Figli salvati e ritrovati (col Dna).
Di madri-coraggio che pur di salvare i figli sono disposti a perderli è piena la storia. Anche recentissima. Un fatto assolutamente clamoroso, traboccante di romanticismo, saggezza e adrenalina, è accaduto quest’estate negli Stati Uniti. Nel 1980, l’adolescente Melanie Pressley decise di non abortire, come invece voleva il suo fidanzato, e di dare il proprio figlio in adozione. Pressley ha raccontato: «Sapevo solo che finanziariamente non potevo farlo.
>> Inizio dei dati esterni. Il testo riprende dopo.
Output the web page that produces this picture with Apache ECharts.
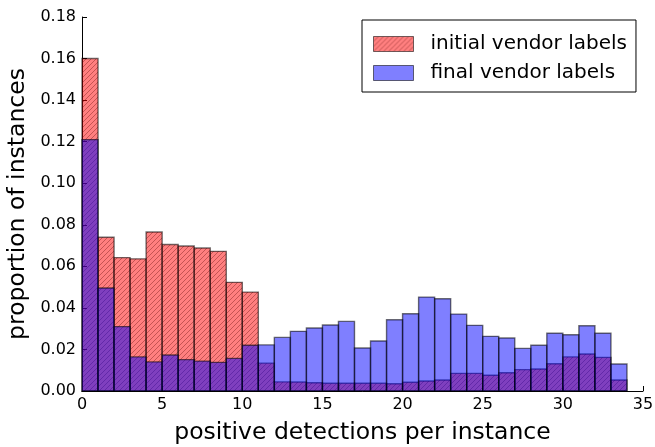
<!DOCTYPE html>
<html>
<head>
<meta charset="utf-8">
<script src="https://cdn.jsdelivr.net/npm/echarts@6/dist/echarts.min.js"></script>
<style>
  html, body { margin: 0; padding: 0; background: #fff; }
  #chart { width: 655px; height: 447px; }
</style>
</head>
<body>
<div id="chart"></div>
<script>
// Histogram bins: left edge of each unit-width bin
const binStart = [0,1,2,3,4,5,6,7,8,9,10,11,12,13,14,15,16,17,18,19,20,21,22,23,24,25,26,27,28,29,30,31,32,33];
// Proportion of instances per bin, initial vendor labels
const initialLabels = [0.160, 0.074, 0.0642, 0.0636, 0.0765, 0.0705, 0.0698, 0.0688, 0.0672, 0.0523, 0.0476, 0.0134, 0.0044, 0.0043, 0.0040, 0.0037, 0.0037, 0.0037, 0.0037, 0.0035, 0.0042, 0.0048, 0.0053, 0.0085, 0.0085, 0.0076, 0.0088, 0.0103, 0.0106, 0.0131, 0.0164, 0.0178, 0.0162, 0.0053];
// Proportion of instances per bin, final vendor labels
const finalLabels = [0.121, 0.0496, 0.031, 0.0164, 0.014, 0.0173, 0.0151, 0.0144, 0.0138, 0.0157, 0.022, 0.0222, 0.0258, 0.0287, 0.0303, 0.0318, 0.0335, 0.0207, 0.0241, 0.0343, 0.0372, 0.0452, 0.0444, 0.037, 0.0316, 0.0263, 0.0255, 0.0205, 0.022, 0.0278, 0.0271, 0.0314, 0.0278, 0.013];
const seriesNames = ['initial vendor labels', 'final vendor labels'];
const xTicks = [0, 5, 10, 15, 20, 25, 30, 35];
const yTicks = [0, 0.02, 0.04, 0.06, 0.08, 0.10, 0.12, 0.14, 0.16, 0.18];

const FONT = '"DejaVu Sans", sans-serif';

// Diagonal hatch tile for the red histogram
function hatchTile() {
  const s = 5;
  const c = document.createElement('canvas');
  c.width = s; c.height = s;
  const g = c.getContext('2d');
  g.fillStyle = 'rgba(255,0,0,0.5)';
  g.fillRect(0, 0, s, s);
  g.strokeStyle = 'rgba(90,0,0,0.35)';
  g.lineWidth = 1;
  g.beginPath();
  g.moveTo(0, s); g.lineTo(s, 0);
  g.moveTo(-1, 1); g.lineTo(1, -1);
  g.moveTo(s - 1, s + 1); g.lineTo(s + 1, s - 1);
  g.stroke();
  return c;
}
const redFill = { image: hatchTile(), repeat: 'repeat' };
const blueFill = 'rgba(0,0,255,0.5)';
const edge = 'rgba(0,0,0,0.55)';

function histRender(fill) {
  return function (params, api) {
    const x = api.value(0), y = api.value(1);
    const p0 = api.coord([x, 0]);
    const p1 = api.coord([x + 1, y]);
    return {
      type: 'rect',
      shape: { x: p0[0], y: p1[1], width: p1[0] - p0[0], height: p0[1] - p1[1] },
      style: { fill: fill, stroke: edge, lineWidth: 1.4 }
    };
  };
}

const chart = echarts.init(document.getElementById('chart'));
chart.setOption({
  animation: false,
  grid: { left: 82, right: 12, top: 17, bottom: 56, containLabel: false, outerBoundsMode: 'none' },
  legend: {
    orient: 'vertical',
    left: 362, top: 20,
    padding: [14, 9, 9, 11],
    itemGap: 9,
    itemWidth: 40, itemHeight: 15,
    borderColor: '#000', borderWidth: 1, borderRadius: 0,
    textStyle: { fontFamily: FONT, fontSize: 20, color: '#000', padding: [0, 0, 0, 12] },
    data: [
      { name: seriesNames[0], icon: 'rect', itemStyle: { color: redFill, borderColor: edge, borderWidth: 1 } },
      { name: seriesNames[1], icon: 'rect', itemStyle: { color: blueFill, borderColor: edge, borderWidth: 1 } }
    ]
  },
  xAxis: {
    type: 'value', min: 0, max: 35, interval: 5,
    name: 'positive detections per instance',
    nameLocation: 'middle', nameGap: 30,
    nameTextStyle: { fontFamily: FONT, fontSize: 23.5, color: '#000' },
    axisLine: { show: true, lineStyle: { color: '#000', width: 1 } },
    axisTick: { show: true, inside: true, length: 5, lineStyle: { color: '#000' } },
    axisLabel: { fontFamily: FONT, fontSize: 16, color: '#000', margin: 6,
      customValues: xTicks },
    splitLine: { show: false }
  },
  yAxis: {
    type: 'value', min: 0, max: 0.18, interval: 0.02,
    name: 'proportion of instances',
    nameLocation: 'middle', nameGap: 48,
    nameTextStyle: { fontFamily: FONT, fontSize: 23.5, color: '#000' },
    axisLine: { show: true, lineStyle: { color: '#000', width: 1 } },
    axisTick: { show: true, inside: true, length: 5, lineStyle: { color: '#000' } },
    axisLabel: { fontFamily: FONT, fontSize: 16, color: '#000', margin: 6,
      formatter: v => v.toFixed(2), customValues: yTicks },
    splitLine: { show: false }
  },
  series: [
    {
      name: seriesNames[0], type: 'custom',
      itemStyle: { color: 'rgba(255,0,0,0.5)' },
      renderItem: histRender(redFill),
      data: binStart.map((b, i) => [b, initialLabels[i]]),
      encode: { x: 0, y: 1 }
    },
    {
      name: seriesNames[1], type: 'custom',
      itemStyle: { color: blueFill },
      renderItem: histRender(blueFill),
      data: binStart.map((b, i) => [b, finalLabels[i]]),
      encode: { x: 0, y: 1 }
    }
  ]
});
</script>
</body>
</html>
E sapevo anche un’altra cosa: volevo che il mio bambino avesse una madre e un padre». Al momento del parto non le fu nemmeno permesso di abbracciarlo, almeno fino a che un’infermiera non cedette: «In quel momento, mentre lo tenevo in braccio, mia sorella ha scattato una foto, l’unica foto che in 33 anni ho avuto di lui», ha ricordato Pressley, nel frattempo divenuta moglie e madre di tre figli. Alla morte della madre, alla quale avrebbe da sempre desiderato mostrare il suo primo figlio, il desiderio si trasforma in fermissima decisione: volerlo a tutti i costi ritrovare. Ma come? I sogni di una madre non possono non diventare realtà, per cui succede che lo scorso maggio, per il suo compleanno, una delle sue figlie regala a Melanie Pressley un kit di test genetici da fare a domicilio. Nel frattempo, a più di 300 miglia di distanza, succedeva che suo figlio, Greg Vossler, desideroso di conoscere la sua storia genetica, d’accordo coi suoi genitori adottivi faceva esattamente la stessa cosa. «Ho inviato un messaggio all’istante, e il mio primo messaggio è stato: “Penso che siamo imparentati”. E il messaggio seguente: “Credo di essere la tua madre biologica”. E da lì è semplicemente esploso tutto», ha raccontato mamma Pressley.
« Come sigillo sul tuo cuore»
«Mettimi come sigillo sul tuo cuore, come sigillo sul tuo braccio; perché forte come la morte è l’amore». Solo la Scrittura arriva a dare le parole al grande mistero dell’amore. Quasi a descrivere il cuore di quelle “madri che salveranno il mondo”, nella Deus caritas est Benedetto XVI – universalizzando l’amore (sponsale) del Cantico dei Cantici – scrive che l’amore vero «non cerca più se stesso [..], cerca invece il bene dell’amato: diventa rinuncia, è pronto al sacrificio, anzi lo cerca».